───── STORED DATA ─────

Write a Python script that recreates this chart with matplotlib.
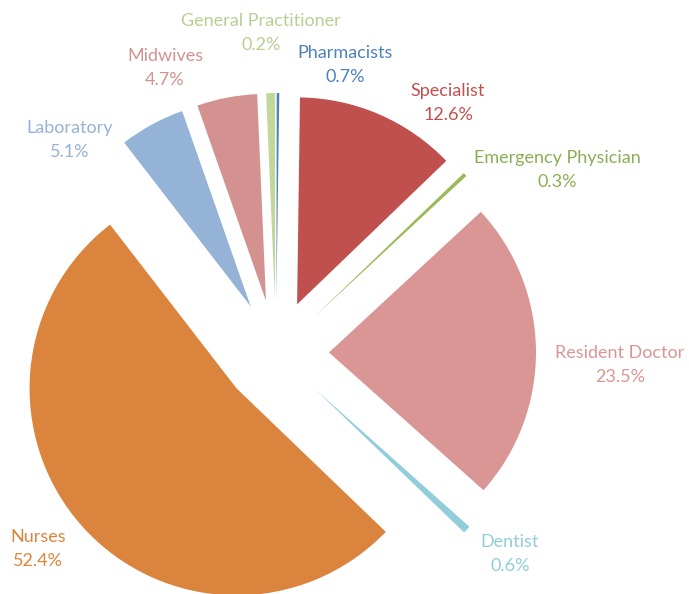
import matplotlib
matplotlib.use("Agg")
import matplotlib.pyplot as plt
import numpy as np

categories = ["Specialist", "Emergency Physician", "Resident Doctor", "Dentist",
              "Nurses", "Laboratory", "Midwives", "Pharmacists", "General Practitioner"]
shares = [12.6, 0.3, 23.5, 0.6, 52.4, 5.1, 4.7, 0.7, 0.2]
# wedge fills as they appear in the reference (the two tiny top slices swap hues)
wedge_colors = ["#C0504D", "#9BBB59", "#DA9694", "#92CDDC",
                "#DB843D", "#95B3D7", "#D39290", "#C4D79B", "#4F81BD"]
label_colors = ["#C0504D", "#8BAE55", "#DA9694", "#92CDDC",
                "#DB843D", "#95B3D7", "#D39290", "#4F81BD", "#B9CF92"]

# label block centres in pixel coordinates (x from left, y from top)
label_px = [(448, 103), (557, 170), (620, 365), (510, 554),
            (38, 549), (70, 140), (165, 68), (345, 65), (261, 33)]

W, H = 689, 594
R = 207.0          # pie radius in pixels
CX, CY = 276, 353  # pie centre in pixels

fig = plt.figure(figsize=(W / 100, H / 100), dpi=100)
ax = fig.add_axes([0, 0, 1, 1])

ax.pie(shares, colors=wedge_colors, startangle=89.2, counterclock=False,
       explode=[0.256] * len(shares), radius=1.0, center=(0, 0),
       wedgeprops=dict(linewidth=0), frame=False)
ax.set_xlim(-CX / R, (W - CX) / R)
ax.set_ylim(-(H - CY) / R, CY / R)
ax.set_aspect("auto")
ax.axis("off")

for name, v, c, (px, py) in zip(categories, shares, label_colors, label_px):
    ax.text((px - CX) / R, (CY - py) / R, f"{name}\n{v:.1f}%", color=c,
            ha="center", va="center", multialignment="center",
            fontsize=13, family="Lato", linespacing=1.6)

fig.savefig("out.png", dpi=100)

─────

> [TASK]
Without including any pictures, print all of the material exactly as given.

> [THE OUTPUT]
Write a Python script that recreates this chart with matplotlib.
import matplotlib
matplotlib.use("Agg")
import matplotlib.pyplot as plt
import numpy as np

categories = ["Specialist", "Emergency Physician", "Resident Doctor", "Dentist",
              "Nurses", "Laboratory", "Midwives", "Pharmacists", "General Practitioner"]
shares = [12.6, 0.3, 23.5, 0.6, 52.4, 5.1, 4.7, 0.7, 0.2]
# wedge fills as they appear in the reference (the two tiny top slices swap hues)
wedge_colors = ["#C0504D", "#9BBB59", "#DA9694", "#92CDDC",
                "#DB843D", "#95B3D7", "#D39290", "#C4D79B", "#4F81BD"]
label_colors = ["#C0504D", "#8BAE55", "#DA9694", "#92CDDC",
                "#DB843D", "#95B3D7", "#D39290", "#4F81BD", "#B9CF92"]

# label block centres in pixel coordinates (x from left, y from top)
label_px = [(448, 103), (557, 170), (620, 365), (510, 554),
            (38, 549), (70, 140), (165, 68), (345, 65), (261, 33)]

W, H = 689, 594
R = 207.0          # pie radius in pixels
CX, CY = 276, 353  # pie centre in pixels

fig = plt.figure(figsize=(W / 100, H / 100), dpi=100)
ax = fig.add_axes([0, 0, 1, 1])

ax.pie(shares, colors=wedge_colors, startangle=89.2, counterclock=False,
       explode=[0.256] * len(shares), radius=1.0, center=(0, 0),
       wedgeprops=dict(linewidth=0), frame=False)
ax.set_xlim(-CX / R, (W - CX) / R)
ax.set_ylim(-(H - CY) / R, CY / R)
ax.set_aspect("auto")
ax.axis("off")

for name, v, c, (px, py) in zip(categories, shares, label_colors, label_px):
    ax.text((px - CX) / R, (CY - py) / R, f"{name}\n{v:.1f}%", color=c,
            ha="center", va="center", multialignment="center",
            fontsize=13, family="Lato", linespacing=1.6)

fig.savefig("out.png", dpi=100)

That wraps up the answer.